Customers wait in line at an Aeropostale store in New York. Reuters
“On-call shifts are not a business necessity and should be a thing of the past,” said Schneiderman in a statement. “People should not have to keep the day open, arrange for child care, and give up other opportunities without being compensated for their time.”
“I am pleased that these companies have stepped up to the plate and agreed to stop using this unfair method of scheduling,” he said.
“When working parents are forced to hold large parts of their days up until the last minute — with no guarantee of work or pay — it is impossible for them to plan ahead for things like spending time at the dinner table or helping [kids] out with homework,” said Elianne Farhat, Deputy Campaign Director in the Fair Workweek Initiative at Popular Democracy. “The research is clear that when employees have reliable schedules with adequate hours, retention and productivity go up.”
In April 2015, Schneiderman’s office sent letters to 15 major retailers, including Abercrombie & Fitch, Forever 21, American Eagle, Uniqlo, Vans, Coach, and BCBG Max Azria, addressing his concern over the welfare of on-call workers and the legal wage in certain states like New York, where employers must pay employees at least four hours of pay for being on call.

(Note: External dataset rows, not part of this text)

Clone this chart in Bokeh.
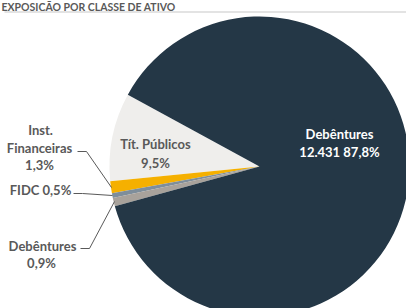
import math
from bokeh.plotting import figure
from bokeh.models import Range1d
from bokeh.core.properties import value
from bokeh.embed import file_html
from bokeh.resources import INLINE

# ---- data (counter-clockwise order from the top-left edge of "Tít. Públicos") ----
categories = ["Tít. Públicos", "Inst. Financeiras", "FIDC", "Debêntures", "Debêntures"]
shares = [9.5, 1.3, 0.5, 0.9, 87.8]
share_labels = ["9,5%", "1,3%", "0,5%", "0,9%", "87,8%"]
main_amount = "12.431"
title_text = "EXPOSIÇÃO POR CLASSE DE ATIVO"
colors = ["#EFEEEC", "#F5B000", "#7E8E9B", "#A8A29B", "#243746"]

W, H = 406, 308
p = figure(width=W, height=H, output_backend="svg", toolbar_location=None,
           x_range=Range1d(0, W), y_range=Range1d(0, H), min_border=0,
           background_fill_color="white", border_fill_color="white")
p.axis.visible = False
p.grid.visible = False
p.outline_line_color = None


def px(x):
    return x


def py(y):
    return H - y


FONT = value("Lato")
TXT = "#595959"

# title and separator line
p.text([px(1)], [py(0.5)], text=[title_text], text_font=FONT, text_font_size="10.5px",
       text_font_style="bold", text_color=TXT, text_baseline="top", text_align="left")
p.line([px(4), px(406)], [py(11.5), py(11.5)], line_color="#E3E3E3", line_width=2)

# pie
cx, cy, r = px(259), py(166), 150
start0 = math.radians(151.4)
total = sum(shares)
starts, ends = [], []
acc = start0
for s in shares:
    starts.append(acc)
    acc += s / total * 2 * math.pi
    ends.append(acc)
p.wedge(x=[cx] * len(shares), y=[cy] * len(shares), radius=r,
        start_angle=starts, end_angle=ends, fill_color=colors, line_color=None)

# inside labels
p.text([px(339), px(339)], [py(133), py(151)],
       text=[categories[4], main_amount + " " + share_labels[4]],
       text_font=FONT, text_font_size="13px", text_font_style="bold",
       text_color="white", text_align="center", text_baseline="middle")
p.text([px(155), px(155)], [py(143), py(162)],
       text=[categories[0], share_labels[0]],
       text_font=FONT, text_font_size="13px", text_font_style="bold",
       text_color=TXT, text_align="center", text_baseline="middle")

# outside labels
inst_words = categories[1].split(" ")
p.text([px(40), px(39), px(39)], [py(129), py(147), py(164)],
       text=[inst_words[0], inst_words[1], share_labels[1]],
       text_font=FONT, text_font_size="13px", text_font_style="bold",
       text_color=TXT, text_align="center", text_baseline="middle")
p.text([px(40)], [py(189)], text=[categories[2] + " " + share_labels[2]],
       text_font=FONT, text_font_size="13px", text_font_style="bold",
       text_color=TXT, text_align="center", text_baseline="middle")
p.text([px(42), px(41)], [py(245), py(262)], text=[categories[3], share_labels[3]],
       text_font=FONT, text_font_size="13px", text_font_style="bold",
       text_color=TXT, text_align="center", text_baseline="middle")

# leader lines
p.line([px(77), px(86), px(111)], [py(151), py(151), py(187)], line_color=TXT, line_width=1)
p.line([px(73), px(82), px(112)], [py(193), py(193), py(195)], line_color=TXT, line_width=1)
p.line([px(80), px(89), px(114)], [py(248), py(248), py(201)], line_color=TXT, line_width=1)

open("out.html", "w").write(file_html(p, INLINE))
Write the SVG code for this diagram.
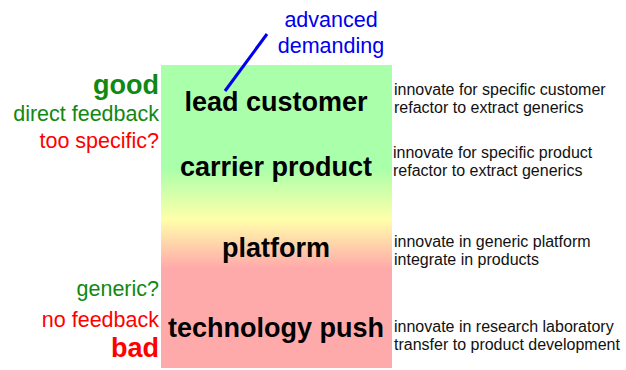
<svg xmlns="http://www.w3.org/2000/svg" width="626" height="370" viewBox="0 0 626 370">
<defs>
<linearGradient id="bg" x1="0" y1="0" x2="0" y2="1">
<stop offset="0" stop-color="#aaffaa"/>
<stop offset="0.34" stop-color="#aaffaa"/>
<stop offset="0.51" stop-color="#ffffaa"/>
<stop offset="0.67" stop-color="#ffaaaa"/>
<stop offset="1" stop-color="#ffaaaa"/>
</linearGradient>
<style>
text{font-family:"Liberation Sans",Arial,sans-serif}
.main{font-size:27px;font-weight:bold;fill:#000;text-anchor:middle}
.side{font-size:21.5px;text-anchor:end}
.big{font-size:27px;font-weight:bold;text-anchor:end}
.desc{font-size:16px;fill:#111}
.g{fill:#118811}
.r{fill:#ff0000}
.b{fill:#0000ee;font-size:21.5px;text-anchor:middle}
</style>
</defs>
<rect id="background" x="161" y="65" width="231" height="303" fill="url(#bg)"/>
<g id="connectors">
<line x1="225" y1="91" x2="267" y2="34" stroke="#0000ee" stroke-width="3"/>
</g>
<g id="annotation">
<text class="b" x="331" y="27">advanced</text>
<text class="b" x="331" y="53">demanding</text>
</g>
<g id="lead-customer">
<text class="main" x="276" y="111">lead customer</text>
<text class="desc" x="394" y="95">innovate for specific customer</text>
<text class="desc" x="394" y="113">refactor to extract generics</text>
</g>
<g id="carrier-product">
<text class="main" x="276" y="176">carrier product</text>
<text class="desc" x="393" y="158">innovate for specific product</text>
<text class="desc" x="393" y="176">refactor to extract generics</text>
</g>
<g id="platform">
<text class="main" x="276" y="257">platform</text>
<text class="desc" x="394" y="247">innovate in generic platform</text>
<text class="desc" x="394" y="265">integrate in products</text>
</g>
<g id="technology-push">
<text class="main" x="276" y="337">technology push</text>
<text class="desc" x="394" y="332">innovate in research laboratory</text>
<text class="desc" x="394" y="350">transfer to product development</text>
</g>
<g id="left-labels">
<text class="big g" x="159" y="94">good</text>
<text class="side g" x="159" y="121">direct feedback</text>
<text class="side r" x="159" y="148">too specific?</text>
<text class="side g" x="159" y="296">generic?</text>
<text class="side r" x="159" y="327">no feedback</text>
<text class="big r" x="159" y="357">bad</text>
</g>
</svg>
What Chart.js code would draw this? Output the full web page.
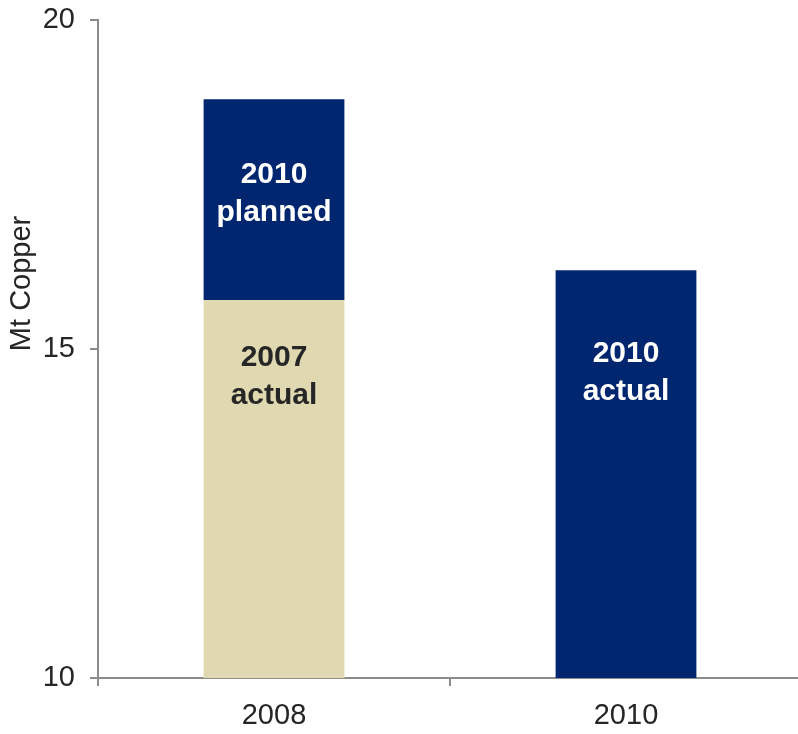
<!DOCTYPE html>
<html>
<head>
<meta charset="utf-8">
<title>Copper</title>
<script src="https://cdn.jsdelivr.net/npm/chart.js@4.4.1/dist/chart.umd.min.js"></script>
<style>
  html, body { margin: 0; padding: 0; background: #fff; overflow: hidden; }
  #wrap { width: 802px; height: 746px; position: absolute; left: 0; top: -12px; }
</style>
</head>
<body>
<div id="wrap"><canvas id="copperChart"></canvas></div>
<script>
const categories = ["2008", "2010"];
const actual2007 = [15.75, null];   // Mt, top of the tan block
const planned2010 = [18.8, null];   // Mt, top of the planned block
const actual2010 = [null, 16.2];
const yTicks = [10, 15, 20];

const NAVY = "#002670";
const TAN = "#e0d8b0";
const AXIS = "#8c8c8c";
const TEXT = "#262626";
const FONT = "'Liberation Sans', Arial, sans-serif";

// two-line text inside the bars; labelAt is the y value of the first baseline
const barText = {
  id: "barText",
  afterDatasetsDraw(chart) {
    const ctx = chart.ctx;
    const y = chart.scales.y;
    chart.data.datasets.forEach(function (ds, i) {
      const meta = chart.getDatasetMeta(i);
      meta.data.forEach(function (bar, j) {
        if (ds.data[j] == null) return;
        const base = y.getPixelForValue(ds.labelAt);
        ctx.save();
        ctx.font = "bold 30px " + FONT;
        ctx.fillStyle = ds.labelColor;
        ctx.textAlign = "center";
        ctx.textBaseline = "alphabetic";
        ctx.fillText(ds.labelLines[0], bar.x, base);
        ctx.fillText(ds.labelLines[1], bar.x, base + 38);
        ctx.restore();
      });
    });
  },
};

// rotated axis title, placed on the y scale rather than centred
const yTitle = {
  id: "yTitle",
  afterDraw(chart) {
    const ctx = chart.ctx;
    const cy = chart.scales.y.getPixelForValue(16.0);
    ctx.save();
    ctx.translate(22, cy);
    ctx.rotate(-Math.PI / 2);
    ctx.font = "29px " + FONT;
    ctx.fillStyle = TEXT;
    ctx.textAlign = "center";
    ctx.textBaseline = "middle";
    ctx.fillText("Mt Copper", 0, 0);
    ctx.restore();
  },
};

new Chart(document.getElementById("copperChart"), {
  type: "bar",
  data: {
    labels: categories,
    datasets: [
      {
        data: actual2007,
        backgroundColor: TAN,
        labelLines: ["2007", "actual"],
        labelColor: TEXT,
        labelAt: 14.74,
      },
      {
        data: planned2010.map((v, i) => (v == null ? null : [actual2007[i], v])),
        backgroundColor: NAVY,
        labelLines: ["2010", "planned"],
        labelColor: "#ffffff",
        labelAt: 17.53,
      },
      {
        data: actual2010,
        backgroundColor: NAVY,
        labelLines: ["2010", "actual"],
        labelColor: "#ffffff",
        labelAt: 14.81,
      },
    ],
  },
  options: {
    responsive: true,
    maintainAspectRatio: false,
    animation: false,
    barPercentage: 0.4,
    categoryPercentage: 1,
    layout: { padding: { top: 9, right: 0, left: 0, bottom: 0 } },
    plugins: { legend: { display: false }, tooltip: { enabled: false } },
    scales: {
      x: {
        stacked: true,
        grid: { drawOnChartArea: false, tickLength: 8, lineWidth: 2, color: AXIS },
        border: { color: AXIS, width: 2 },
        ticks: { color: TEXT, font: { family: FONT, size: 29 }, padding: 13 },
        afterFit: (s) => { s.height = 56; },
      },
      y: {
        min: 10,
        max: 20,
        afterBuildTicks: (s) => { s.ticks = yTicks.map((v) => ({ value: v })); },
        grid: { drawOnChartArea: false, tickLength: 8, lineWidth: 2, color: AXIS },
        border: { color: AXIS, width: 2 },
        ticks: { color: TEXT, font: { family: FONT, size: 29 }, padding: 15 },
        afterFit: (s) => { s.width = 98; },
      },
    },
  },
  plugins: [barText, yTitle],
});
</script>
</body>
</html>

The letters and investigation prompted Abercrombie & Fitch, Gap, J.Crew, Urban Outfitters, Pier 1 Imports, and L Brands (parent company of Bath & Body Works and Victoria’s Secret) to swiftly end their on-call practices.
Social media users celebrated Schneiderman’s announcement with appropriate holiday spirit, thanking him for giving “a voice” to those who struggled to be heard, and ending a “horrible practice.”
The letters were signed and supported by the attorneys general of California, Connecticut, the District of Columbia, Illinois, Maryland, Massachusetts, Minnesota, New York, and Rhode Island.